Four qualify for vacant Porterdale council seat

COVINGTON - With the city of Porterdale holding a special election next month to fill the vacant Post 3 City Council seat, four people qualified earlier this week to run for the office.

Those vying for the seat include, Arline Hayes Chapman, James Himes, Wayne Maddox and Jack Loyd.

Jack Loyd

Born and raised in Porterdale, Loyd said serving on the City Council has been a longtime goal of his.

"I have been wanting to (serve on the council) for a long time," he said. "When the seat came open ... I asked people what they thought and they told me to go for it."

Loyd, who is now retired, said he has lived in Porterdale for the majority of his adult life. Joining the Army when he was 23, Loyd eventually returned to his hometown where he went to work in the office of Bibb Manufacturing. Over the years, Loyd has worked for the city of Covington, as well as the old Porterdale Golf Club, where he ran the clubhouse.

If elected to the council, Loyd, who unsuccessfully ran for a council seat in the past, said he would like to work toward getting more programs for teens and children in the city to keep them from wandering the streets and to also improve communication between residents and their local government.

"I'm not in this for me. I want to do what I can for the citizens of Porterdale," he said.

Wayne Maddox

Also vying for the seat, Maddox served 24 years on the Porterdale City Council before resigning while he held the office of mayor in 2003.

"I figure I'm just as well qualified as anybody," Maddox said. "I have lived in Porterdale my whole life. I've seen the good, the bad and the ugly."

If elected, Maddox, who is retired, said he wants residents to know he will be a councilman for the residents of Porterdale.

"I would just like (residents) to know that I would be there for them ... I would bring up any issues that they ask me to and if we talked about it and I was for it, I would try to push it through for them," he said. "I've always tried to do what's right for the people here, especially the elderly. I appreciate their support and vote."

James Himes

Himes, who ran for mayor in November's election, said there are numerous issues he would like to address in the city should he be elected to the council, including installing electronic voting machines, privatizing garbage pickup, trimming out unnecessary expenses in the budget and bringing overall order back to city government.

"I do believe I am the best qualified, I may not have the best resume, but I am the best qualified for this position," he said.

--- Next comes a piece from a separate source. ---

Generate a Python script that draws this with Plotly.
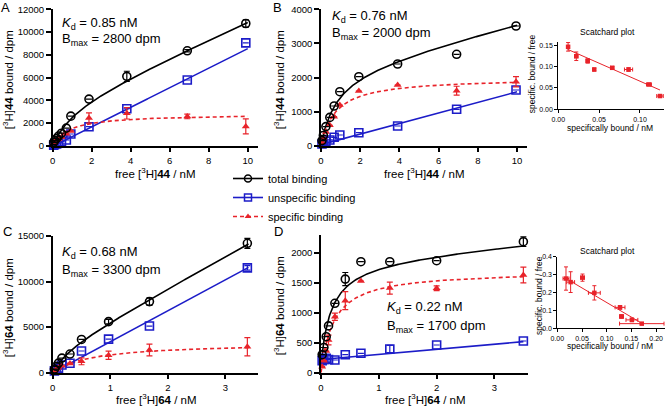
import numpy as np
import plotly.graph_objects as go

W, H = 666, 406
def fx(p): return p / W
def fy(p): return 1 - p / H

BLACK = '#000000'
BLUE = '#1c1cc8'
RED = '#e8232a'
FONT = 'Liberation Sans, Arial, sans-serif'

# ---------------- data ----------------
# Panel A  ([3H]44)
a_x = [0.05, 0.1, 0.2, 0.3, 0.45, 0.7, 0.93, 1.86, 3.8, 6.9, 9.9]
a_total = [300, 450, 650, 850, 1100, 1550, 2600, 4100, 6100, 8350, 10750]
a_total_err = [0, 0, 0, 0, 0, 0, 0, 0, 450, 100, 330]
a_unspec = [50, 100, 150, 250, 350, 500, 1030, 1670, 3250, 5780, 9050]
a_unspec_err = [0] * 11
a_spec = [250, 350, 500, 600, 750, 1050, 1300, 2430, 2850, 2570, 1700]
a_spec_err = [0, 0, 0, 0, 0, 0, 0, 450, 500, 200, 660]
a_fit = dict(Bt=3600, Kt=1.1, nt=760, Bs=2800, Ks=0.85, ns=860, cs=-60)

# Panel B  ([3H]44, Scatchard)
b_x = [0.05, 0.12, 0.25, 0.45, 0.67, 0.96, 1.93, 3.91, 6.92, 9.95]
b_total = [150, 300, 560, 830, 1164, 1584, 2023, 2396, 2680, 3510]
b_total_err = [0] * 10
b_unspec = [50, 80, 130, 168, 246, 314, 381, 578, 1067, 1633]
b_unspec_err = [0] * 10
b_spec = [100, 220, 400, 600, 850, 1190, 1604, 1780, 1613, 1877]
b_spec_err = [0, 0, 0, 0, 0, 0, 0, 0, 130, 150]
b_fit = dict(Bt=2300, Kt=0.8, nt=140, Bs=2000, Ks=0.76, ns=155, cs=30)

bs_x = [0.012, 0.022, 0.036, 0.044, 0.066, 0.086, 0.111, 0.1245]
bs_y = [0.146, 0.124, 0.113, 0.093, 0.097, 0.093, 0.058, 0.031]
bs_xerr = [0.001, 0.002, 0.002, 0.001, 0.002, 0.005, 0.003, 0.004]
bs_yerr = [0.010, 0.010, 0.005, 0.003, 0.003, 0.004, 0.003, 0.002]
bs_line = dict(intercept=0.1497, slope=-0.84, x0=0.0115, x1=0.1245)

# Panel C  ([3H]64)
c_x = [0.03, 0.06, 0.1, 0.16, 0.3, 0.5, 0.97, 1.68, 3.38]
c_total = [400, 700, 1050, 1600, 2050, 3650, 5600, 7800, 14200]
c_total_err = [0, 0, 0, 0, 0, 0, 250, 420, 550]
c_unspec = [200, 350, 500, 850, 1030, 2380, 3680, 5120, 11500]
c_unspec_err = [0, 0, 0, 0, 0, 0, 0, 0, 250]
c_spec = [200, 350, 550, 750, 1020, 1250, 1920, 2490, 2850]
c_spec_err = [0, 0, 0, 0, 0, 380, 450, 650, 1000]
c_fit = dict(Bt=2600, Kt=0.3, nt=3450, Bs=3300, Ks=0.68, ns=3400, cs=0)

# Panel D  ([3H]64, Scatchard)
d_x = [0.02, 0.05, 0.09, 0.13, 0.24, 0.42, 0.69, 1.19, 2.0, 3.5]
d_total = [300, 420, 600, 780, 1157, 1560, 1850, 1850, 1867, 2183]
d_total_err = [0, 0, 0, 0, 0, 110, 0, 0, 0, 80]
d_unspec = [200, 220, 240, 220, 212, 300, 323, 395, 462, 528]
d_unspec_err = [60, 0, 0, 0, 0, 0, 0, 60, 0, 0]
d_spec = [100, 200, 360, 545, 933, 1200, 1527, 1410, 1407, 1628]
d_spec_err = [0, 0, 0, 80, 60, 150, 0, 100, 40, 130]
d_fit = dict(Bt=1750, Kt=0.18, nt=85, ct=150, Bs=1700, Ks=0.22, ns=85, cs=220)

ds_x = [0.0176, 0.027, 0.051, 0.075, 0.127, 0.130, 0.151, 0.171]
ds_y = [0.278, 0.258, 0.283, 0.198, 0.117, 0.066, 0.047, 0.026]
ds_xerr = [0.006, 0.008, 0.004, 0.012, 0.010, 0.004, 0.012, 0.045]
ds_yerr = [0.065, 0.058, 0.020, 0.040, 0.010, 0.010, 0.010, 0.005]
ds_line = dict(intercept=0.307, slope=-1.63, x0=0.0176, x1=0.171)

# ---------------- figure ----------------
fig = go.Figure()

def axis(domain_px, rng, tickvals, fmt, anchor, size=9.5, ticklen=5, lw=1.5, horiz=True):
    if horiz:
        dom = [fx(domain_px[0]), fx(domain_px[1])]
    else:
        dom = [fy(domain_px[0]), fy(domain_px[1])]
    return dict(domain=dom, range=rng, tickvals=tickvals, tickformat=fmt, anchor=anchor,
                automargin=False,
                showgrid=False, zeroline=False, showline=True, linecolor=BLACK, linewidth=lw,
                ticks='outside', ticklen=ticklen, tickwidth=lw, tickcolor=BLACK,
                tickfont=dict(size=size, color=BLACK, family=FONT), fixedrange=True)

lay = {}
# A
lay['xaxis'] = axis((52.7, 257.5), [0, 10.5], [0, 2, 4, 6, 8, 10], 'd', 'y')
lay['yaxis'] = axis((145.7, 9.3), [0, 12000], list(range(0, 12001, 2000)), 'd', 'x', horiz=False)
# B
lay['xaxis2'] = axis((321, 526.8), [0, 10.5], [0, 2, 4, 6, 8, 10], 'd', 'y2')
lay['yaxis2'] = axis((145.7, 9.3), [0, 4000], [0, 1000, 2000, 3000, 4000], 'd', 'x2', horiz=False)
# C
lay['xaxis3'] = axis((52.7, 258.3), [0, 3.57], [0, 1, 2, 3], 'd', 'y3')
lay['yaxis3'] = axis((372.7, 236), [0, 15000], [0, 5000, 10000, 15000], 'd', 'x3', horiz=False)
# D
lay['xaxis4'] = axis((321, 528), [0, 3.58], [0, 1, 2, 3], 'd', 'y4')
lay['yaxis4'] = axis((372.7, 234.7), [0, 2300], [0, 500, 1000, 1500, 2000], 'd', 'x4', horiz=False)
# B inset
lay['xaxis5'] = axis((558.3, 664), [0, 0.1294], [0, 0.05, 0.10], '.2f', 'y5', size=7, ticklen=3, lw=1)
lay['yaxis5'] = axis((109.3, 41.7), [0, 0.158], [0, 0.05, 0.10, 0.15], '.2f', 'x5', size=7, ticklen=3, lw=1, horiz=False)
# D inset
lay['xaxis6'] = axis((557.3, 665), [0, 0.218], [0, 0.05, 0.10, 0.15, 0.20], '.2f', 'y6', size=7, ticklen=3, lw=1)
lay['yaxis6'] = axis((328.3, 256.7), [0, 0.4], [0, 0.1, 0.2, 0.3, 0.4], '.1f', 'x6', size=7, ticklen=3, lw=1, horiz=False)

def err(arr, color, w=3, t=1.2):
    return dict(type='data', array=arr, visible=True, color=color, thickness=t, width=w)

def panel(k, xs, tot, tot_e, uns, uns_e, spc, spc_e, fit, xmax):
    xa = 'x' if k == 1 else f'x{k}'
    ya = 'y' if k == 1 else f'y{k}'
    g = np.linspace(0, xmax, 300)
    total_curve = fit['Bt'] * g / (fit['Kt'] + g) + fit['nt'] * g + fit.get('ct', 0)
    spec_curve = fit['Bs'] * g / (fit['Ks'] + g)
    uns_curve = fit['ns'] * g + fit['cs']
    fig.add_trace(go.Scatter(x=g, y=uns_curve, mode='lines', line=dict(color=BLUE, width=1.6),
                             xaxis=xa, yaxis=ya, showlegend=False, hoverinfo='skip'))
    fig.add_trace(go.Scatter(x=g, y=total_curve, mode='lines', line=dict(color=BLACK, width=1.6),
                             xaxis=xa, yaxis=ya, showlegend=False, hoverinfo='skip'))
    fig.add_trace(go.Scatter(x=g, y=spec_curve, mode='lines', line=dict(color=RED, width=1.6, dash='4px,3px'),
                             xaxis=xa, yaxis=ya, showlegend=False, hoverinfo='skip'))
    fig.add_trace(go.Scatter(x=xs, y=uns, mode='markers', error_y=err(uns_e, BLUE),
                             marker=dict(symbol='square-open', size=8, color=BLUE, line=dict(width=1.6, color=BLUE)),
                             xaxis=xa, yaxis=ya, showlegend=False, cliponaxis=False))
    fig.add_trace(go.Scatter(x=xs, y=spc, mode='markers', error_y=err(spc_e, RED),
                             marker=dict(symbol='triangle-up', size=7, color=RED),
                             xaxis=xa, yaxis=ya, showlegend=False, cliponaxis=False))
    fig.add_trace(go.Scatter(x=xs, y=tot, mode='markers', error_y=err(tot_e, BLACK),
                             marker=dict(symbol='circle-open', size=8, color=BLACK, line=dict(width=1.6, color=BLACK)),
                             xaxis=xa, yaxis=ya, showlegend=False, cliponaxis=False))

panel(1, a_x, a_total, a_total_err, a_unspec, a_unspec_err, a_spec, a_spec_err, a_fit, 10)
panel(2, b_x, b_total, b_total_err, b_unspec, b_unspec_err, b_spec, b_spec_err, b_fit, 10)
panel(3, c_x, c_total, c_total_err, c_unspec, c_unspec_err, c_spec, c_spec_err, c_fit, 3.4)
panel(4, d_x, d_total, d_total_err, d_unspec, d_unspec_err, d_spec, d_spec_err, d_fit, 3.5)

def scatchard(k, xs, ys, xe, ye, line):
    xa, ya = f'x{k}', f'y{k}'
    lx = np.array([line['x0'], line['x1']])
    fig.add_trace(go.Scatter(x=lx, y=line['intercept'] + line['slope'] * lx, mode='lines',
                             line=dict(color=RED, width=1), xaxis=xa, yaxis=ya, showlegend=False, hoverinfo='skip'))
    fig.add_trace(go.Scatter(x=xs, y=ys, mode='markers',
                             error_y=err(ye, RED, w=2, t=1), error_x=err(xe, RED, w=2, t=1),
                             marker=dict(symbol='square', size=4.5, color=RED),
                             xaxis=xa, yaxis=ya, showlegend=False, cliponaxis=False))

scatchard(5, bs_x, bs_y, bs_xerr, bs_yerr, bs_line)
scatchard(6, ds_x, ds_y, ds_xerr, ds_yerr, ds_line)

# legend entries
fig.add_trace(go.Scatter(x=[None], y=[None], mode='lines+markers', name='total binding',
                         line=dict(color=BLACK, width=1.6),
                         marker=dict(symbol='circle-open', size=7, color=BLACK, line=dict(width=1.5))))
fig.add_trace(go.Scatter(x=[None], y=[None], mode='lines+markers', name='unspecific binding',
                         line=dict(color=BLUE, width=1.6),
                         marker=dict(symbol='square-open', size=7, color=BLUE, line=dict(width=1.5))))
fig.add_trace(go.Scatter(x=[None], y=[None], mode='lines+markers', name='specific binding',
                         line=dict(color=RED, width=1.6, dash='4px,3px'),
                         marker=dict(symbol='triangle-up', size=6, color=RED)))

ann = []
def text(x, y, s, size, xanchor='center', angle=0, yanchor='middle'):
    ann.append(dict(x=fx(x), y=fy(y), xref='paper', yref='paper', text=s, showarrow=False,
                    xanchor=xanchor, yanchor=yanchor, textangle=angle,
                    font=dict(size=size, color=BLACK, family=FONT)))

# panel letters
text(5, 8, 'A', 13)
text(277.5, 8, 'B', 13)
text(7.3, 231.7, 'C', 13)
text(278.3, 231.7, 'D', 13)

# Kd / Bmax
text(60, 23.3, '<i>K</i><sub>d</sub> = 0.85 nM', 13, xanchor='left')
text(60, 40, 'B<sub>max</sub> = 2800 dpm', 13, xanchor='left')
text(330, 16.7, '<i>K</i><sub>d</sub> = 0.76 nM', 13, xanchor='left')
text(330, 33.3, 'B<sub>max</sub> = 2000 dpm', 13, xanchor='left')
text(60, 252, '<i>K</i><sub>d</sub> = 0.68 nM', 13, xanchor='left')
text(60, 270, 'B<sub>max</sub> = 3300 dpm', 13, xanchor='left')
text(385, 307.5, '<i>K</i><sub>d</sub> = 0.22 nM', 13, xanchor='left')
text(385, 326.5, 'B<sub>max</sub> = 1700 dpm', 13, xanchor='left')

# axis titles
yt44 = '[<sup>3</sup>H]<b>44</b> bound / dpm'
yt64 = '[<sup>3</sup>H]<b>64</b> bound / dpm'
xt44 = 'free [<sup>3</sup>H]<b>44</b> / nM'
xt64 = 'free [<sup>3</sup>H]<b>64</b> / nM'
text(8.3, 80, yt44, 11.5, angle=-90)
text(279.3, 80, yt44, 11.5, angle=-90)
text(8.3, 308, yt64, 11.5, angle=-90)
text(279.3, 306, yt64, 11.5, angle=-90)
text(155.5, 173.3, xt44, 11.5)
text(424.5, 173.3, xt44, 11.5)
text(156.3, 398.5, xt64, 11.5)
text(425.5, 398.5, xt64, 11.5)

# inset texts
text(607.7, 31.7, 'Scatchard plot', 8.5)
text(532.3, 74, 'specific. bound / free', 8.5, angle=-90)
text(610, 127.7, 'specifically bound / nM', 8.5)
text(607.8, 251, 'Scatchard plot', 8.5)
text(539, 296, 'specific. bound / free', 8.5, angle=-90)
text(609.7, 346, 'specifically bound / nM', 8.5)

fig.update_layout(
    width=W, height=H, margin=dict(l=0, r=0, t=0, b=0, autoexpand=False),
    paper_bgcolor='white', plot_bgcolor='white',
    font=dict(family=FONT, color=BLACK),
    annotations=ann,
    legend=dict(x=fx(228), y=fy(164), xanchor='left', yanchor='top',
                font=dict(size=11, color=BLACK, family=FONT),
                bgcolor='rgba(0,0,0,0)', itemwidth=30, tracegroupgap=0),
    **lay,
)

fig.write_html('out.html', config={'displayModeBar': False},
               post_script="document.body.style.margin='0';document.body.style.padding='0';")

Himes, who moved to Porterdale three years ago, also said he thinks the city should focus more on commercial growth.

"I want a more diversified program for commercial growth," he said in a previous interview with the Citizen. "Right now, everything is concentrated on downtown, and I want to see it expanded to other parts of the city."

Another issue Himes wants to address is the city's traffic woes, specifically the intersection improvement project at Crowell Road and Ga. Highway 81 that has yet to break ground.

Arline Hayes Chapman

Chapman, who is running for her first political office, announced her intentions to challenge for the seat last month following the resignation of former council member Perry Barnett.

"Ultimately, I thought, well, I've chosen to live here ... I'm going to be here for a long time, and I thought I have some knowledge and experience I could lend to the city council," she said in a previous interview with the Citizen. "I thought I should give something of myself back to the community that I'm enjoying so much."

As a member of the Porterdale City Council, Chapman, who has lived in The Lofts for over the past year, said she would like to focus on fiscal responsibility, controlled growth and historic preservation.

"I've been really pleased with what I've seen with the Porterdale City Council and the local government. I've been impressed with it," she said. "I think as a community grows and takes a bigger place in what's going on, fiscal responsibility is something that can always be defined and refined and brought to a better level. I think there are always issues that can be looked at and strengthened."